We go to talk about the Bridal experience in store, where I visited the store for the first time it's almost like you're going into a Rajasthan dressing room. And as a bride are sat in front of this ornate mirror, you've got your wedding blouse and dupatta on and then Shalini and her team advising you and helping you pick your jewellery pieces. You've got a table in the middle with your family sat around it and they're watching you getting adorned. I see it almost like ceremony, it's a ritual you're going there mainly with the women in your family, and you're there with your wedding outfit and you're imagining what you're going to look like on the day.
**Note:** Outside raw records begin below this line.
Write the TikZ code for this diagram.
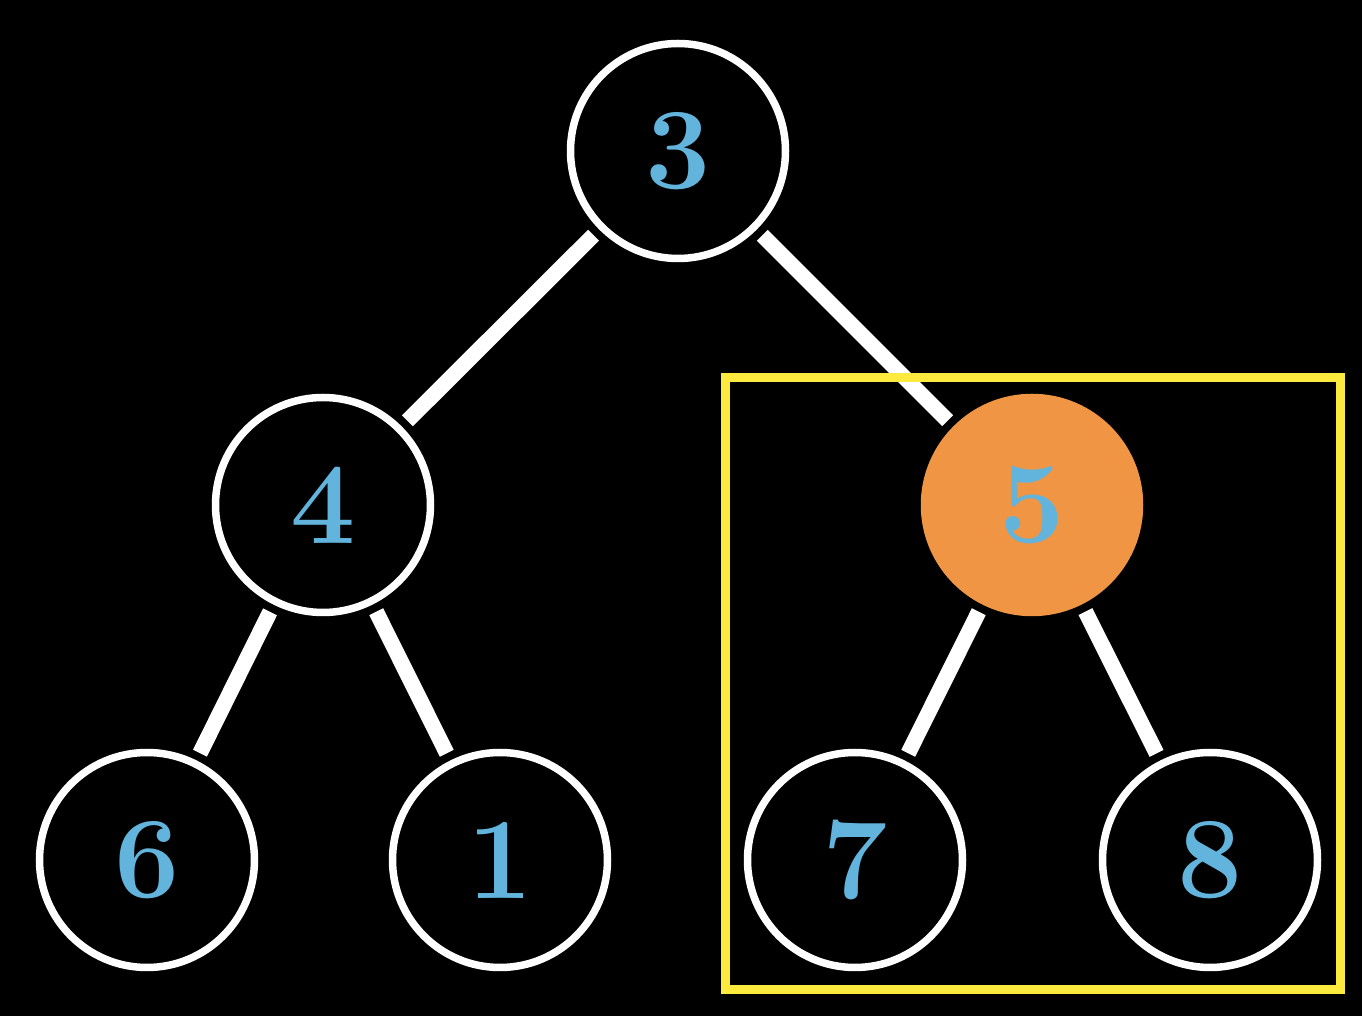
\documentclass[tikz,border=0pt]{standalone}
\usepackage{xcolor}
\usepackage{tikz}
\usetikzlibrary{positioning}

\definecolor{keyblue}{RGB}{98,180,220}
\definecolor{hlorange}{RGB}{239,149,68}
\definecolor{boxyellow}{RGB}{252,234,62}

\begin{document}
\begin{tikzpicture}[
  on grid,
  vert/.style={draw=white, circle, line width=0.075cm, fill=black,
               minimum size=2.15cm, inner sep=0pt, text=keyblue,
               font=\fontsize{33}{37}\selectfont\bfseries},
  hot/.style={vert, draw=hlorange, fill=hlorange},
  edge/.style={draw=white, line width=0.155cm, shorten <=0.08cm, shorten >=0.08cm},
  frame/.style={draw=boxyellow, line width=0.09cm}]
\fill[black] (0,0) rectangle (13.62,10.16);
\node[vert] (n3) at (6.78,8.65) {3};
\node[vert, below left=3.54cm and 3.55cm of n3] (n4) {4};
\node[hot, below right=3.54cm and 3.54cm of n3] (n5) {5};
\node[vert, below left=3.55cm and 1.76cm of n4] (n6) {6};
\node[vert, below right=3.55cm and 1.77cm of n4] (n1) {1};
\node[vert, below left=3.55cm and 1.77cm of n5] (n7) {7};
\node[vert, below right=3.55cm and 1.78cm of n5] (n8) {8};
\draw[edge] (n3) -- (n4);
\draw[edge] (n3) -- (n5);
\draw[edge] (n4) -- (n6);
\draw[edge] (n4) -- (n1);
\draw[edge] (n5) -- (n7);
\draw[edge] (n5) -- (n8);
% subtree rooted at 5
\draw[frame] (7.25,6.38) rectangle (13.40,0.26);
\end{tikzpicture}
\end{document}
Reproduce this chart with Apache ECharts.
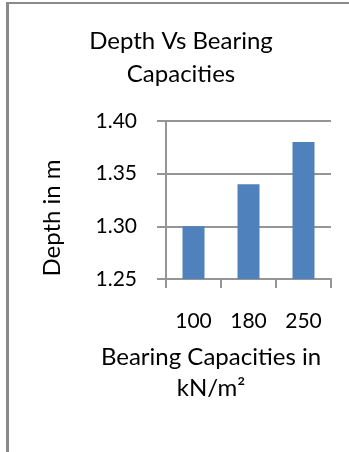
<!DOCTYPE html>
<html>
<head>
<meta charset="utf-8">
<script src="https://cdn.jsdelivr.net/npm/echarts@6/dist/echarts.min.js"></script>
<style>
  html, body { margin: 0; padding: 0; background: #ffffff; }
  #chart { width: 349px; height: 452px; }
</style>
</head>
<body>
<div id="chart"></div>
<script>
// Bearing capacity categories (kN/m²) and the footing depth for each
const categories = ['100', '180', '250'];
const depths = [1.30, 1.34, 1.38];
const yTicks = { min: 1.25, max: 1.40, step: 0.05 };

const FONT = 'Lato, "Noto Sans", sans-serif';
const AXIS_GREY = '#959595';
const chart = echarts.init(document.getElementById('chart'), null, { renderer: 'canvas' });

chart.setOption({
  animation: false,
  backgroundColor: '#ffffff',
  grid: { left: 166, right: 18, top: 121, bottom: 173 },
  xAxis: {
    type: 'category',
    data: categories,
    axisLine: { show: true, lineStyle: { color: AXIS_GREY, width: 2 } },
    axisTick: { show: true, length: 9, lineStyle: { color: AXIS_GREY, width: 2 } },
    axisLabel: { color: '#000', fontFamily: FONT, fontSize: 21, margin: 32 },
    splitLine: { show: false }
  },
  yAxis: {
    type: 'value',
    min: yTicks.min,
    max: yTicks.max,
    interval: yTicks.step,
    axisLine: { show: true, lineStyle: { color: AXIS_GREY, width: 2 } },
    axisTick: { show: true, inside: false, length: 9, lineStyle: { color: AXIS_GREY, width: 2 } },
    axisLabel: {
      color: '#000', fontFamily: FONT, fontSize: 21, margin: 29,
      formatter: v => v.toFixed(2)
    },
    splitLine: { show: true, lineStyle: { color: AXIS_GREY, width: 2 } }
  },
  series: [{
    type: 'bar',
    data: depths,
    barWidth: '40%',
    itemStyle: { color: '#4F81BD' }
  }],
  graphic: [
    // frame edges
    { type: 'line', shape: { x1: 7.5, y1: 2, x2: 7.5, y2: 452 }, style: { stroke: '#8a8a8a', lineWidth: 3 } },
    { type: 'line', shape: { x1: 6, y1: 3, x2: 349, y2: 3 }, style: { stroke: '#8a8a8a', lineWidth: 2 } },
    // chart title
    { type: 'text', x: 181, y: 58, style: {
        text: 'Depth Vs Bearing\nCapacities', fill: '#000', font: '24px ' + FONT,
        align: 'center', verticalAlign: 'middle', lineHeight: 33 } },
    // value axis title
    { type: 'text', x: 52, y: 218, rotation: Math.PI / 2, style: {
        text: 'Depth in m', fill: '#000', font: '24px ' + FONT,
        align: 'center', verticalAlign: 'middle' } },
    // category axis title
    { type: 'text', x: 211, y: 373, style: {
        text: 'Bearing Capacities in\nkN/m²', fill: '#000', font: '24px ' + FONT,
        align: 'center', verticalAlign: 'middle', lineHeight: 31 } }
  ]
});
</script>
</body>
</html>
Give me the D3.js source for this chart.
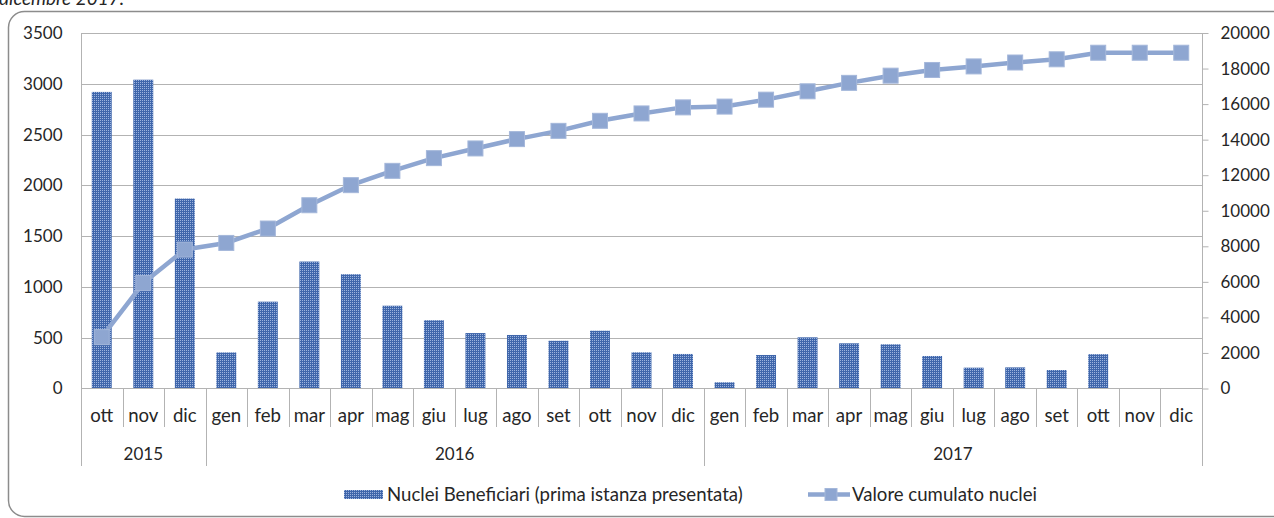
<!DOCTYPE html>
<html>
<head>
<meta charset="utf-8">
<script src="https://cdn.jsdelivr.net/npm/d3@7/dist/d3.min.js"></script>
<style>
  html, body { margin: 0; padding: 0; background: #fff; overflow: hidden; }
  svg { display: block; }
  text { font-family: Lato, "Open Sans", sans-serif; fill: #262626; }
</style>
</head>
<body>
<svg id="chart" width="1274" height="518"></svg>
<script>
// ---- data ----
const months = ["ott","nov","dic",
  "gen","feb","mar","apr","mag","giu","lug","ago","set","ott","nov","dic",
  "gen","feb","mar","apr","mag","giu","lug","ago","set","ott","nov","dic"];
const yearLabels = ["2015","2016","2017"];
const yearCounts = [3, 12, 12];
const nucleiBeneficiari = [2920, 3040, 1870,
  355, 855, 1250, 1125, 815, 672, 546, 527, 470, 569, 356, 340,
  61, 330, 504, 445, 435, 320, 205, 208, 182, 338, 0, 0];
const valoreCumulato = [2890, 5930, 7815,
  8190, 9000, 10310, 11440, 12245, 12960, 13505, 14030, 14495, 15060, 15475, 15815,
  15860, 16250, 16720, 17195, 17600, 17920, 18120, 18340, 18520, 18890, 18890, 18890];
const leftTicks = [0, 500, 1000, 1500, 2000, 2500, 3000, 3500];
const rightTicks = [0, 2000, 4000, 6000, 8000, 10000, 12000, 14000, 16000, 18000, 20000];
const seriesNames = ["Nuclei Beneficiari (prima istanza presentata)", "Valore cumulato nuclei"];

// ---- layout ----
const L = 81, R = 1202, T = 33, B = 388.5;
const svg = d3.select("#chart");
const FS = 17;      // digits
const FSW = 18.6;   // words

const defs = svg.append("defs");
const pat = defs.append("pattern").attr("id", "dots")
  .attr("width", 2).attr("height", 2).attr("patternUnits", "userSpaceOnUse");
pat.append("rect").attr("width", 2).attr("height", 2).attr("fill", "#3f66ab");
pat.append("rect").attr("x", 0).attr("y", 0).attr("width", 1).attr("height", 1).attr("fill", "#9db4de");

// outer frame
svg.append("rect").attr("x", 8.5).attr("y", 11.5).attr("width", 1300).attr("height", 505)
  .attr("rx", 16).attr("fill", "none").attr("stroke", "#8c8c8c").attr("stroke-width", 1.5);

// title fragment (cut off, as in the reference)
svg.append("text").attr("x", -1).attr("y", 5).attr("font-style", "italic")
  .attr("font-size", 19).text("dicembre 2017.");

const idx = d3.range(months.length);
const x = d3.scaleBand().domain(idx).range([L, R]).padding(0);
const bw = x.bandwidth();
const yL = d3.scaleLinear().domain([0, 3500]).range([B, T]);
const yR = d3.scaleLinear().domain([0, 20000]).range([B, T]);

const grid = "#b3b3b3";

// gridlines
svg.append("g").selectAll("line").data(leftTicks.filter(d => d > 0)).join("line")
  .attr("x1", L).attr("x2", R).attr("y1", d => Math.round(yL(d)) + 0.5).attr("y2", d => Math.round(yL(d)) + 0.5)
  .attr("stroke", grid).attr("stroke-width", 1);

// bars
const barW = bw * 0.48;
svg.append("g").selectAll("rect").data(nucleiBeneficiari).join("rect")
  .attr("x", (d, i) => x(i) + (bw - barW) / 2)
  .attr("width", barW)
  .attr("y", d => yL(d))
  .attr("height", d => B - yL(d))
  .attr("fill", "url(#dots)");

// category axis line and ticks
svg.append("line").attr("x1", L).attr("x2", R).attr("y1", B).attr("y2", B)
  .attr("stroke", grid).attr("stroke-width", 1);
const yearBounds = d3.cumsum(yearCounts);
const bounds = d3.range(months.length + 1);
const bx = k => (k < months.length ? x(k) : x(months.length - 1) + bw);
svg.append("g").selectAll("line").data(bounds).join("line")
  .attr("x1", k => Math.round(bx(k)) + 0.5).attr("x2", k => Math.round(bx(k)) + 0.5)
  .attr("y1", B)
  .attr("y2", k => (k === 0 || yearBounds.includes(k)) ? 466 : 427)
  .attr("stroke", grid).attr("stroke-width", 1);

// month labels
svg.append("g").selectAll("text").data(months).join("text")
  .attr("x", (d, i) => x(i) + bw / 2).attr("y", 421.5)
  .attr("text-anchor", "middle").attr("font-size", FSW).text(d => d);

// year labels
const yearStart = [0, ...yearBounds.slice(0, -1)];
svg.append("g").selectAll("text").data(yearLabels).join("text")
  .attr("x", (d, j) => (bx(yearStart[j]) + bx(yearBounds[j])) / 2).attr("y", 460)
  .attr("text-anchor", "middle").attr("font-size", FS).text(d => d);

// left axis
const gl = svg.append("g").attr("transform", `translate(${L + 0.5},0)`)
  .call(d3.axisLeft(yL).tickValues(leftTicks).tickSize(0).tickPadding(19).tickFormat(d3.format("d")));
gl.select(".domain").remove();
gl.selectAll("text").attr("font-size", FS).attr("font-family", "Lato").attr("fill", "#262626");
svg.append("line").attr("x1", L + 0.5).attr("x2", L + 0.5).attr("y1", T).attr("y2", 466)
  .attr("stroke", grid);

// right axis
const gr = svg.append("g").attr("transform", `translate(${R + 0.5},0)`)
  .call(d3.axisRight(yR).tickValues(rightTicks).tickSize(6).tickPadding(12).tickFormat(d3.format("d")));
gr.select(".domain").remove();
gr.selectAll("line").attr("stroke", grid);
gr.selectAll("text").attr("font-size", FS).attr("font-family", "Lato").attr("fill", "#262626");
svg.append("line").attr("x1", R + 0.5).attr("x2", R + 0.5).attr("y1", T).attr("y2", 466)
  .attr("stroke", grid);

// cumulative line
const lineColor = "#8ea6d1";
const line = d3.line().x((d, i) => x(i) + bw / 2).y(d => yR(d));
svg.append("path").datum(valoreCumulato).attr("d", line)
  .attr("fill", "none").attr("stroke", lineColor).attr("stroke-width", 4.5)
  .attr("stroke-linejoin", "round");
const ms = 15;
svg.append("g").selectAll("rect").data(valoreCumulato).join("rect")
  .attr("x", (d, i) => x(i) + bw / 2 - ms / 2).attr("y", d => yR(d) - ms / 2)
  .attr("width", ms).attr("height", ms)
  .attr("fill", lineColor).attr("stroke", "#a4b7da").attr("stroke-width", 1);

// legend
const lg = svg.append("g");
lg.append("rect").attr("x", 344).attr("y", 490).attr("width", 39).attr("height", 9).attr("fill", "url(#dots)");
lg.append("text").attr("x", 387).attr("y", 500.5).attr("font-size", FSW).text(seriesNames[0]);
lg.append("line").attr("x1", 808).attr("x2", 850).attr("y1", 494.5).attr("y2", 494.5)
  .attr("stroke", lineColor).attr("stroke-width", 4.5);
lg.append("rect").attr("x", 825).attr("y", 488.5).attr("width", 12).attr("height", 12)
  .attr("fill", lineColor).attr("stroke", "#a4b7da");
lg.append("text").attr("x", 852).attr("y", 500.5).attr("font-size", FSW).text(seriesNames[1]);
</script>
</body>
</html>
"I love talking to my brides about is the pieces, they're buying from us, they are pieces they can wear over and over again. They're usually separate pieces so often I have a choker, and londer necklace that will be separate. And so many of our brides tell us like if they come in a year later with their sister or cousin or friend getting married, how many times they got to wear their pieces again and that brings me joy, as there is still longevity in my piece even though they aren't necessarily made of gold."
You can really see how costume jewellery plays a part within this whole industry of British Asian jewellery and how diaspora brides are really focused on that overall look in recent years being that ultimate regal/royal look bride has become more and more popular and affordable thanks to luxury costume jewellers. And I think Red Dot Draws offers that in the best way possible. But like Jayant from PureJewels said, The same women, who are power independent women, making their own money, who are their own security are coming into his shop and buying everyday wearable pieces that they can cherish and love forever.
Both sides of the industry compliment and contrast each other, connecting the independent British Asian women of today to their root culture through traditional design and craftsmanship, within the ever evolving female reclamation South Asian patriarchal traditions where we women know exactly what we want and how to get it.